The most important feature of a blockchain is motivation

Published November 3, 2016

A lot of people have recently become very excited about various imagined applications of The Blockchain, which is what underlies Bitcoin.

The blockchain, in simple words, is a distributed database where nobody adding to it trusts anyone else, but they do, as a whole, trust the collective group of everyone contributing to it.

Something these people are missing is that the blockchain is interesting precisely because of this trust model. The trust model is what makes it able to handle situations that couldn't be handled by a traditional database or even a git repository.

You don't need a blockchain if:

  1. You don't need a database, or
  2. Nobody but you needs to write to the database, or
  3. You trust everyone else who needs to write to the database, or
  4. Everyone who needs to write to the database all trust one or more people who can write to the database

The blockchain becomes useful when you have a large number of people who need to write to a database and any one user doesn't trust at least one of the other users.

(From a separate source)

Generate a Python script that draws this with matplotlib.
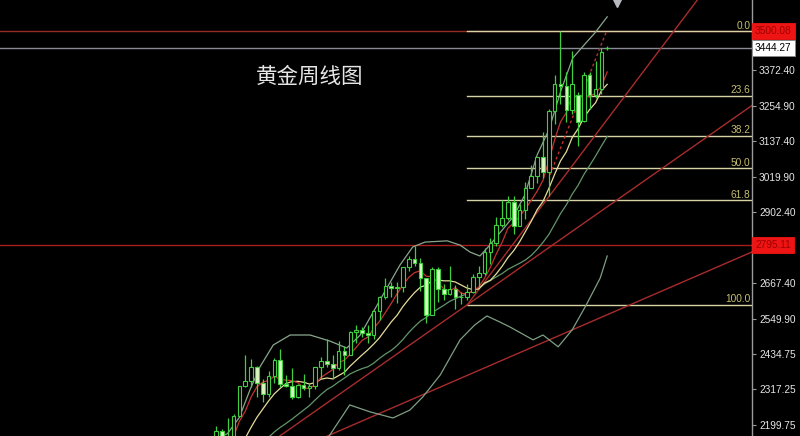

But there's another important component: Your blockchain is useless if you are accepting entries from untrusted users without verifying them, and verification takes time and resources. Bitcoin motivates people to donate their resources because it's tied to a currency so people get some monetary value out of it.

It is difficult to see how smaller and more private blockchains could work while still retaining the properties that makes a blockchain special. Once you strip away those properties, what you have is more like a git repository where you have a chain of transactions which can be verified cryptographically to be in the correct sequence.